You don't like that, huh?
I mean, I don't drink it.
Well, I know you'll drink it, but so Blue Moon.
All right.
So you can keep your Blue Moon cold.
And there was a magnet, too, a Harley Magnet, which was cool.
And you can keep your Bartles and James.
So I didn't hit you, but you're going to come back and hit me.
That's cool.
No.
That's all right.
I was going to say.
This way this chair, this chair gets to me, man.
I was going to say something about you choosing Blue Moon, not the manliest of beers.
It's actually pretty good.
Don't get me wrong.
Well.
Blue Moon with a chaser of Jack.
Oh, okay.
Yeah.
And all his friends, Jim and...
How many friends do you got?
You got a few.
Tito?
Yeah, Tito.
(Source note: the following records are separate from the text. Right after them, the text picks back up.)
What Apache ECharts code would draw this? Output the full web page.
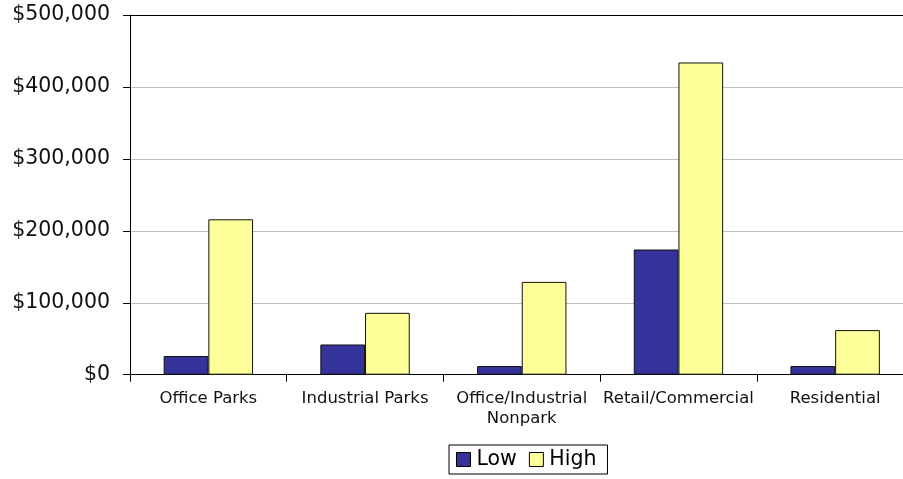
<!DOCTYPE html>
<html>
<head>
<meta charset="utf-8">
<script src="https://cdn.jsdelivr.net/npm/echarts@6/dist/echarts.min.js"></script>
<style>html,body{margin:0;padding:0;background:#fff;}#c{width:903px;height:479px;}</style>
</head>
<body>
<div id="c"></div>
<script>
var categories = ['Office Parks', 'Industrial Parks', 'Office/Industrial\nNonpark', 'Retail/Commercial', 'Residential'];
var lowValues = [26000, 42000, 12000, 174000, 12000];
var highValues = [216000, 86000, 129000, 434000, 62000];
var seriesNames = ['Low', 'High'];

function money(v) {
  return '$' + String(v).replace(/\B(?=(\d{3})+(?!\d))/g, ',');
}

var chart = echarts.init(document.getElementById('c'));
chart.setOption({
  animation: false,
  textStyle: { fontFamily: 'DejaVu Sans' },
  grid: {
    left: 130, top: 15, bottom: 104.3, right: -10.5,
    show: false,
    containLabel: false, outerBoundsMode: 'none'
  },
  legend: {
    data: seriesNames,
    left: 449, top: 445,
    padding: [4, 11, 4, 7],
    itemGap: 12,
    itemWidth: 14, itemHeight: 14,
    icon: 'rect',
    borderColor: '#000', borderWidth: 1,
    textStyle: { fontSize: 20.5, color: '#000', fontFamily: 'DejaVu Sans', padding: [0, 0, 0, 1] },
    itemStyle: { borderColor: '#000', borderWidth: 1 }
  },
  xAxis: [
    {
      type: 'category',
      data: categories,
      axisLine: { lineStyle: { color: '#000', width: 1 } },
      axisTick: { show: true, interval: 0, length: 7, alignWithLabel: false, lineStyle: { color: '#000' } },
      axisLabel: { fontSize: 16.5, color: '#111', margin: 14, lineHeight: 20, interval: 0 },
      splitLine: { show: false }
    },
    {
      type: 'category',
      position: 'top',
      data: categories,
      axisLine: { show: true, lineStyle: { color: '#000', width: 1 } },
      axisTick: { show: false },
      axisLabel: { show: false },
      splitLine: { show: false }
    }
  ],
  yAxis: {
    type: 'value',
    min: 0, max: 500000, interval: 100000,
    axisLine: { show: true, lineStyle: { color: '#000', width: 1 } },
    axisTick: { show: true, length: 7, lineStyle: { color: '#000' } },
    axisLabel: { fontSize: 20.5, color: '#111', margin: 20, formatter: money },
    splitLine: { show: true, lineStyle: { color: '#c0c0c0', width: 1 } }
  },
  series: [
    {
      name: seriesNames[0], type: 'bar', data: lowValues,
      barWidth: 44.7, barGap: '0%',
      itemStyle: { color: '#333399', borderColor: '#111', borderWidth: 1 }
    },
    {
      name: seriesNames[1], type: 'bar', data: highValues,
      barWidth: 44.7, barGap: '0%',
      itemStyle: { color: '#FFFF99', borderColor: '#111', borderWidth: 1 }
    }
  ]
});
</script>
</body>
</html>
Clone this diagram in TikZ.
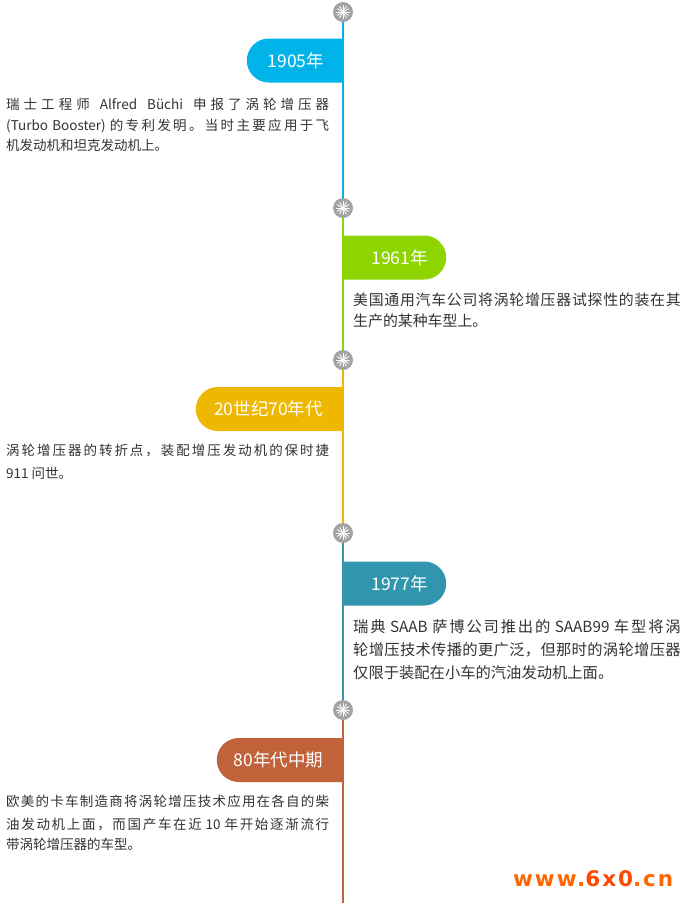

Mark.
All right.
It gives, we had another Harley Chip mail sorter disaster.
Oh, no.
They told us what to tell everybody how to ship them.
So Jeff Buck sent me a chip from Dallas, but I didn't get to see it.
because it popped through a chip size hole in the envelope.
And again,
victimized by the Postal Service mail sorter.
But I want to thank Jeff very much for the thought and taking the time to send that in.
There is a postal service lost and found.
You go out their website.
Pretty soon they're going to have a whole shitload of.
Poker chips?
Harley chips.
I mean?
Poker chips.
Yeah.
And then our good friend Jess Huey.
sent in some of her pottery. I've been given her a hard time for probably over a year.
Oh. When she's always posting pictures of this awesome pottery. Yeah. And I keep saying,
okay, where's our pottery? Where's it at? So what she actually made was magnets. Yeah. And they're
really cool. I've never seen, I guess, would you call it a pottery magnet? Yeah, that's what I would call it.
So one of them, we each got two. Yeah. One of our.
says true crime all time. We both got that. Yeah. And then I got a team Fergie and you got a hashtag.
They both say team Gibby. Team Gibby. She sent me the team givey too. Yeah. Yeah. So we appreciate that and we
thank Jess. Awesome. Thank you. All right, everyone. That is it for another episode of true crime all the
time. So for Mike and Gibby, stay safe and keep your own time ticking.